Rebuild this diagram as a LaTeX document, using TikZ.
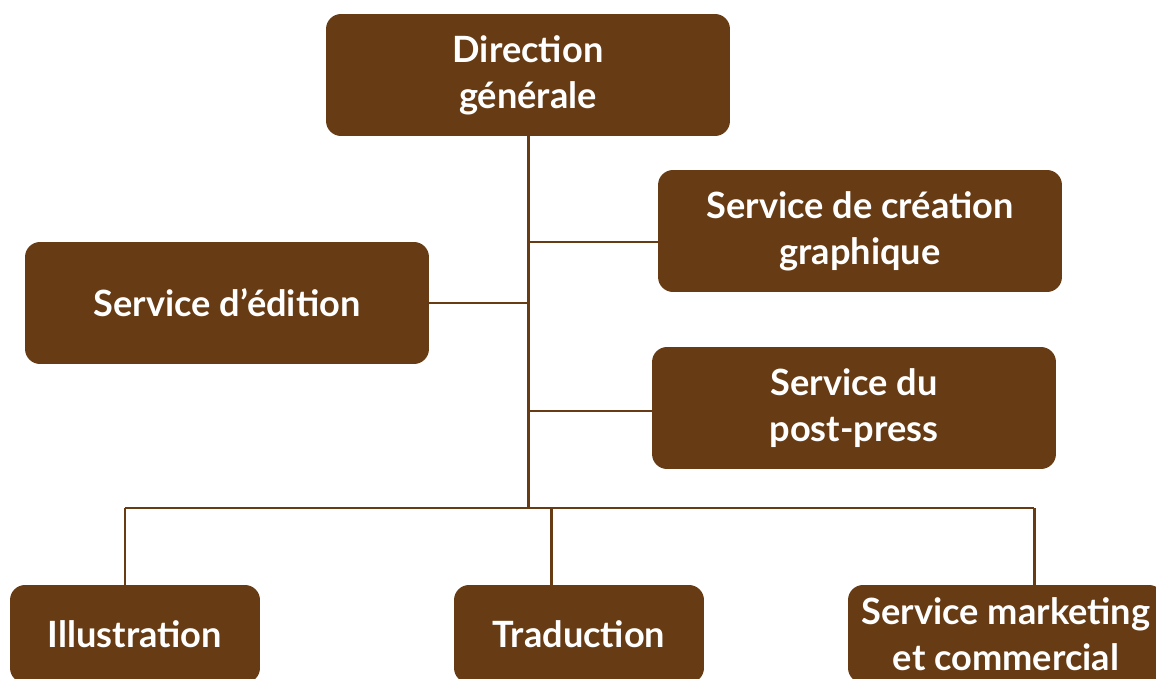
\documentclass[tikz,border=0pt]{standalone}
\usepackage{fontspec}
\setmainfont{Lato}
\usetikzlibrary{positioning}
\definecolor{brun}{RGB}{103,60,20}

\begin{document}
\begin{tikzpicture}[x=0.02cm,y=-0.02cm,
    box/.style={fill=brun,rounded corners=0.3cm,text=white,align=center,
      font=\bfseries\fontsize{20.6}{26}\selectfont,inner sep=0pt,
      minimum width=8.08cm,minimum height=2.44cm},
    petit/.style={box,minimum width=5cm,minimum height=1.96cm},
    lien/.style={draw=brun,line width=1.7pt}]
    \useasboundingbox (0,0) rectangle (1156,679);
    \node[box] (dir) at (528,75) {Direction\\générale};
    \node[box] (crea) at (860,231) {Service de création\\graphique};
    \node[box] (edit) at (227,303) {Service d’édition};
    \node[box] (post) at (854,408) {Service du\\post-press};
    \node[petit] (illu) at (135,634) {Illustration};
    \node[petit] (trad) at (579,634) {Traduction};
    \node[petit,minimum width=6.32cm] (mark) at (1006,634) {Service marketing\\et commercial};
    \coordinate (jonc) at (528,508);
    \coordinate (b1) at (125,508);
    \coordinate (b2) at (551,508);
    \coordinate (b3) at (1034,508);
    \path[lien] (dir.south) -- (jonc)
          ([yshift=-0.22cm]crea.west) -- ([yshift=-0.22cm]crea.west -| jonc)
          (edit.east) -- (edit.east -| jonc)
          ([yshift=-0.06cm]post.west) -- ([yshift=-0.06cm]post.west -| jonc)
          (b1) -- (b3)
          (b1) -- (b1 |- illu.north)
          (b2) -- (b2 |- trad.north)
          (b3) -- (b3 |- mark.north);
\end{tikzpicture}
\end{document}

•••

* GOAL OF THE EXERCISE *
Without including any pictures, print all of the material exactly as given.

* ANSWER TO THE EXERCISE *
Rebuild this diagram as a LaTeX document, using TikZ.
\documentclass[tikz,border=0pt]{standalone}
\usepackage{fontspec}
\setmainfont{Lato}
\usetikzlibrary{positioning}
\definecolor{brun}{RGB}{103,60,20}

\begin{document}
\begin{tikzpicture}[x=0.02cm,y=-0.02cm,
    box/.style={fill=brun,rounded corners=0.3cm,text=white,align=center,
      font=\bfseries\fontsize{20.6}{26}\selectfont,inner sep=0pt,
      minimum width=8.08cm,minimum height=2.44cm},
    petit/.style={box,minimum width=5cm,minimum height=1.96cm},
    lien/.style={draw=brun,line width=1.7pt}]
    \useasboundingbox (0,0) rectangle (1156,679);
    \node[box] (dir) at (528,75) {Direction\\générale};
    \node[box] (crea) at (860,231) {Service de création\\graphique};
    \node[box] (edit) at (227,303) {Service d’édition};
    \node[box] (post) at (854,408) {Service du\\post-press};
    \node[petit] (illu) at (135,634) {Illustration};
    \node[petit] (trad) at (579,634) {Traduction};
    \node[petit,minimum width=6.32cm] (mark) at (1006,634) {Service marketing\\et commercial};
    \coordinate (jonc) at (528,508);
    \coordinate (b1) at (125,508);
    \coordinate (b2) at (551,508);
    \coordinate (b3) at (1034,508);
    \path[lien] (dir.south) -- (jonc)
          ([yshift=-0.22cm]crea.west) -- ([yshift=-0.22cm]crea.west -| jonc)
          (edit.east) -- (edit.east -| jonc)
          ([yshift=-0.06cm]post.west) -- ([yshift=-0.06cm]post.west -| jonc)
          (b1) -- (b3)
          (b1) -- (b1 |- illu.north)
          (b2) -- (b2 |- trad.north)
          (b3) -- (b3 |- mark.north);
\end{tikzpicture}
\end{document}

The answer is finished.